La eternidad en movimiento

 Por Juan Villoro

Es posible que Carlos Fuentes haya sido el primer escritor profesional de México. Dispuesto a vivir de la máquina de escribir, tecleaba a una velocidad frenética, usando un solo dedo que se le torció como el aguijón de su signo zodiacal, Escorpio.

Como conferencista, transmitía el carisma intelectual de Naphta, personaje de Thomas Mann en La montaña mágica: “Mientras hablaba, siempre tenía razón”.

No inauguró la novela urbana en México, pero transformó al D. F. en protagonista absoluto de La región más transparente, ruidoso mural de la metrópoli.

Su sostenida aventura fue la indagación de la identidad en clave narrativa. En El espejo enterrado recreó la tragedia de Quetzalcóatl, que no se aceptó a sí mismo. El dios ilustrado odió el rostro reflejado en el espejo humeante de Tezcatlipoca.

Con proteica desmesura, Fuentes trató de restituir esa identidad perdida. Su obra de conjunto aspira a ser leída como una rueda calendárica; es La edad del tiempo, y su antología personal lleva un título astronómico, Los cinco soles de México. Durante 83 años vivió convencido de la sentencia de Platón: “El tiempo es la eternidad en movimiento”.

Me enteré de su muerte en un escenario que parece de su invención. El teléfono de un amigo sonó poco antes de que descendiéramos a un cenote recién explorado en Chichén Itzá. Mientras atisbaba el inframundo maya, se me agolparon imágenes del cuento “Chac Mool”, de Cambio de piel, ubicada en la pirámide de Cholula, de “Gente de razón”, relato donde dos hermanos practican modos complementarios de entender el país: uno explora la ciudad, otro el subsuelo.

En la gruta que sugiere una entrada a Xibalbá, reino de los muertos, entendí que allá arriba la superficie había cambiado. El rito de paso tenía que ver con la inmersión al corazón de la tierra, pero también con la muerte de un insoslayable precursor. La cueva del fin y del origen adquiría otro sentido.
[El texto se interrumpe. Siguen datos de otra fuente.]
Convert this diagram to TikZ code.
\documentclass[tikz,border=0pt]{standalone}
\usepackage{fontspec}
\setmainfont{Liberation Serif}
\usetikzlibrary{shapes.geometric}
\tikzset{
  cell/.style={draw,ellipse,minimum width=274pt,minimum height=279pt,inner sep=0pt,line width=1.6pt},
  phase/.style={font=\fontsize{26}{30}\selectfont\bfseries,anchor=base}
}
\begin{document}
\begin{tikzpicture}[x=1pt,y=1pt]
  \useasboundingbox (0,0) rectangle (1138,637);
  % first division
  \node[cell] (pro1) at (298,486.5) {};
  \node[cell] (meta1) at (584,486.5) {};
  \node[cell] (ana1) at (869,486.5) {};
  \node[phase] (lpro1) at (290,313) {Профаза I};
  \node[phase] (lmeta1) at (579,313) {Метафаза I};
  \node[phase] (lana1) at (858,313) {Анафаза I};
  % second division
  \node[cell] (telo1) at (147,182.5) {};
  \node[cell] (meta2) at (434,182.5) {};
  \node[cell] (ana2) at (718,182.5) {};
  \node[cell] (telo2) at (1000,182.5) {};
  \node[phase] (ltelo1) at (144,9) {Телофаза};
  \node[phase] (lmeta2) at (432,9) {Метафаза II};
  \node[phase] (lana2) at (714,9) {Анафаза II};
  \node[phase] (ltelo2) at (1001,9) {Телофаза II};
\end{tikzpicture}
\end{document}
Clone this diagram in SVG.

Carlos Fuentes es uno de los nombres propios de la tradición. Su vastísima obra queda abierta al escrutinio de los lectores y los arqueólogos del tiempo. El mismo día de su muerte leí una de sus máximas entusiastas: “Si no vives como joven, te carga la chingada”. A los 83 años, su corazón se detuvo un segundo antes de que eso sucediera.